Jan. 31, 2014 – NAFCU Chief Economist David Carrier said nonresidential investment, personal consumption and net exports all contributed to stronger than expected GDP growth of 3.2 percent in the fourth quarter, which followed a 4.1 percent increase in the third quarter.

Carrier analyzed data from the Bureau of Economic Analysis in a Macro Data Flash. He wrote, "A slowdown in residential investment and a decline in government spending, partially due to the October government shutdown, were both a drag on economic growth. Overall, the economy expanded at 1.9 percent in 2013. The economy is expected to improve over the next year as the labor market improves and fiscal headwinds subside."

Residential investment went down 9.8 percent while nonresidential investment increased 3.8 percent.
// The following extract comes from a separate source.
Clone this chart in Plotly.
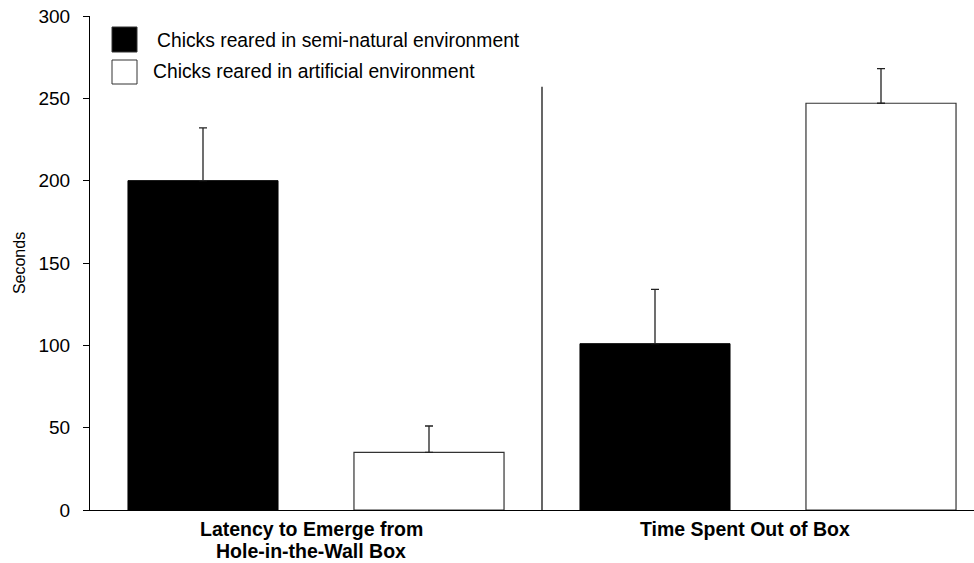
import plotly.graph_objects as go

# ---- data ----
categories = ["Latency to Emerge from<br>Hole-in-the-Wall Box", "Time Spent Out of Box"]
series_names = ["Chicks reared in semi-natural environment", "Chicks reared in artificial environment"]
semi_natural = [200, 101]
semi_natural_err = [32, 33]
artificial = [35, 247]
artificial_err = [16, 21]
y_ticks = [0, 50, 100, 150, 200, 250, 300]

W, H = 974, 563
# plot area in screen pixels: x 90..974, y 16..510
SX0, SX1, SY0, SY1 = 90, 974, 16, 510
PW, PH = SX1 - SX0, SY1 - SY0
L, T, R, B = SX0, SY0, W - SX1, H - SY1

def px(xp):
    return (xp - SX0) / PW

def py(yp):
    return (SY1 - yp) / PH

FONT = "Liberation Sans, Arial, Helvetica, sans-serif"
keys = ["c0", "c1"]
label_shift = [-5, -23]

fig = go.Figure()
fig.add_trace(go.Bar(
    x=keys, y=semi_natural, name=series_names[0],
    marker=dict(color="black", line=dict(color="black", width=1)),
    error_y=dict(type="data", array=semi_natural_err, arrayminus=[0] * len(semi_natural),
                 symmetric=False, color="#222", thickness=1.3, width=4),
    showlegend=False, hoverinfo="skip",
))
fig.add_trace(go.Bar(
    x=keys, y=artificial, name=series_names[1],
    marker=dict(color="white", line=dict(color="#333", width=1.2)),
    error_y=dict(type="data", array=artificial_err, arrayminus=[0] * len(artificial),
                 symmetric=False, color="#222", thickness=1.3, width=4),
    showlegend=False, hoverinfo="skip",
))

# divider between the two groups
fig.add_shape(type="line", xref="x", yref="y", x0=0.5, x1=0.5, y0=0, y1=257,
              line=dict(color="black", width=1.2))

# legend (drawn manually to match large swatches)
fig.add_shape(type="rect", xref="paper", yref="paper",
              x0=px(112), x1=px(137), y0=py(52), y1=py(27),
              fillcolor="black", line=dict(color="#333", width=1))
fig.add_shape(type="rect", xref="paper", yref="paper",
              x0=px(112), x1=px(137), y0=py(84), y1=py(60),
              fillcolor="white", line=dict(color="#333", width=1))
fig.add_annotation(xref="paper", yref="paper", x=px(155), y=py(40), xanchor="left", yanchor="middle",
                   text=series_names[0], showarrow=False, font=dict(family=FONT, size=19.3, color="black"))
fig.add_annotation(xref="paper", yref="paper", x=px(151), y=py(72), xanchor="left", yanchor="middle",
                   text=series_names[1], showarrow=False, font=dict(family=FONT, size=19.3, color="black"))

# category labels
for k, c, sh in zip(keys, categories, label_shift):
    for i, line in enumerate(c.split("<br>")):
        fig.add_annotation(xref="x", yref="paper", x=k, y=0, xshift=sh, yshift=-6 - 22 * i,
                           xanchor="center", yanchor="top", text="<b>" + line + "</b>", showarrow=False,
                           font=dict(family=FONT, size=19.5, color="black"), align="center")

fig.update_layout(
    width=W, height=H,
    margin=dict(l=L, r=R, t=T, b=B, pad=0),
    paper_bgcolor="white", plot_bgcolor="white",
    barmode="group", bargap=0, bargroupgap=0.336,
    font=dict(family=FONT, size=19, color="black"),
)
fig.update_xaxes(
    type="category", categoryorder="array", categoryarray=keys,
    range=[-0.5, -0.5 + PW / 452], showticklabels=False, ticks="",
    showline=True, linecolor="black", linewidth=1.3, showgrid=False, zeroline=False,
)
fig.update_yaxes(
    range=[0, 300], tickvals=y_ticks, ticks="outside", ticklen=6, tickcolor="black", tickwidth=1,
    showline=True, linecolor="black", linewidth=1.2, showgrid=False, zeroline=False,
    tickfont=dict(family=FONT, size=19), ticklabelstandoff=9,
    title=dict(text="Seconds", font=dict(family=FONT, size=16), standoff=8),
)

fig.write_html("out.html", config={"displayModeBar": False},
               post_script="document.body.style.margin='0px';")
Consumer spending went up 3.3 percent and government spending decreased 4.9 percent. Carrier also pointed out that the Federal Reserve Board's key inflation metric, core PCE inflation (personal consumption expenditures), excluding food and energy, decreased from 1.4 percent in the third quarter to 1.1 percent. Overall PCE inflation went down from 1.9 percent in the third quarter to 0.7 percent.

The NAFCU research department will analyze fourth quarter real gross domestic income and nominal corporate profit data in a future report, when the information is available.